The province of Saskatchewan experienced extreme hardship during the Great Depression of the 1930s. Grasshoppers, hail and drought destroyed millions of acres of wheat. The drought caused massive crop failures, and Saskatchewan became known as a dust bowl. The term “Dirty Thirties” described the prairies, creating pessimistic perceptions and negative stereotypes about life in Saskatchewan. In 1928, the net farming income was $363 million; by 1933, it dropped to $11 million; and by 1937, two-thirds of the farm population of Saskatchewan was destitute. Relief costs for the Saskatchewan government escalated to $62 million, which was higher than its total revenues. At least 250,000 people left the prairie provinces between 1931 and 1941. While the federal and provincial governments struggled to address the desperate conditions of poverty and unemployment in Saskatchewan, aid came from across the country. Media accounts alerted the rest of Canada to the hardships faced by farmers: photographs of massive dust storms, huge Russian thistles, and the bleached bones of Saskatchewan cows dominated Canadian newspapers.
Local Girl Guide and Boy Scout organizations helped Winnipeg citizens collect clothing to send to Saskatchewan; carloads of cheese and codfish were shipped to the province from the east coast by rail car; canned goods arrived from Niagara Falls and Aylmer, Ontario; carloads of canned milk, apples, turnips, and fish were sent from the Maritimes. The federal government ordered 100 railway cars filled with fruit from the Annapolis Valley, and 35 cars of fish from Halifax were sent to Saskatchewan communities. Newspapers carried human-interest stories about the generosity of Canadian citizens; journalists compared the arrival of the goods in rural communities to being like Christmas for the families. Almost every community received one or more railway cars of food through government relief schemes, the churches, and volunteer donations. Of great interest to the Canadian public were the photographs and descriptions of conveyances used to collect the supplies from the railway stations: “Bennett Buggies,” baby buggies, old cars, wheelbarrows, wagons - anything that could be started, rolled, or pushed delivered goods to the homes of over 1,000 Saskatchewan families.

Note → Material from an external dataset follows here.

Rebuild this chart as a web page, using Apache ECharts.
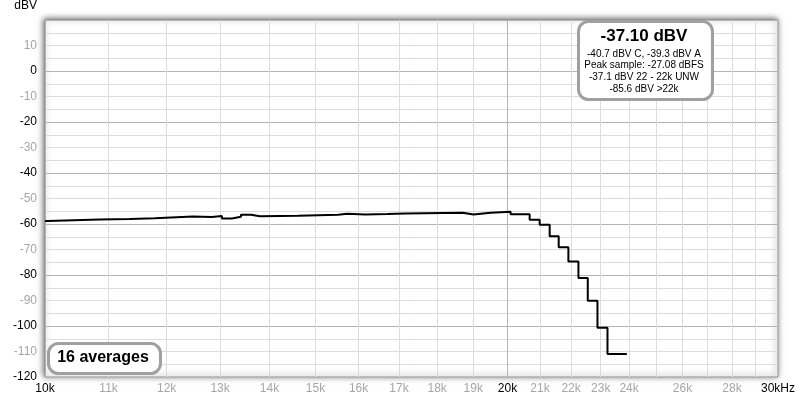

The Royal Commission on Dominion-Provincial Relations stated that although the Great Depression caused severe repercussions for each province, the conditions were the most disastrous in Saskatchewan, which was described as the most economically vulnerable area in Canada. It indicated that the Dominion of Canada was responsible for not protecting farmers during the financial conditions that led to the Stock Market crash in 1929, as the drop in demand for Canadian grain and other products had devastated the economy of Saskatchewan. Lack of trade with the rest of the Western world greatly affected Saskatchewan's export-oriented economy. The Canadian government asked for a reciprocity arrangement with the United States, only to be met with higher trade tariffs as the American government imposed barriers to protect its own economy. While the federal government attempted to salvage national and international relationships in the aftermath of the Depression, individuals and communities in Saskatchewan demanded a stronger voice in the political issues that most concerned them.
The Great Depression altered the way westerners viewed the federal and provincial governments, and in the late 1930s the Co-operative Commonwealth Federation (CCF) became a prominent “voice of the people” in Saskatchewan. It insisted on protection for the family farm, supported organized labour, and demanded insurance programs to cover illness, old age, accidents, and unemployment. The CCF believed that the whole of society should benefit from economic gain, rather than the few interests which controlled the capitalist system. In its Regina Manifesto, the CCF demanded equal opportunity for all citizens, basic level of services, and equal access to the market place. Its subsequent representation in Saskatchewan and in Ottawa gave rise to political change in Canada: at least for the time being, all provinces and municipalities without economic sustainability expected that federal and provincial governments would help them cope with economic hardships.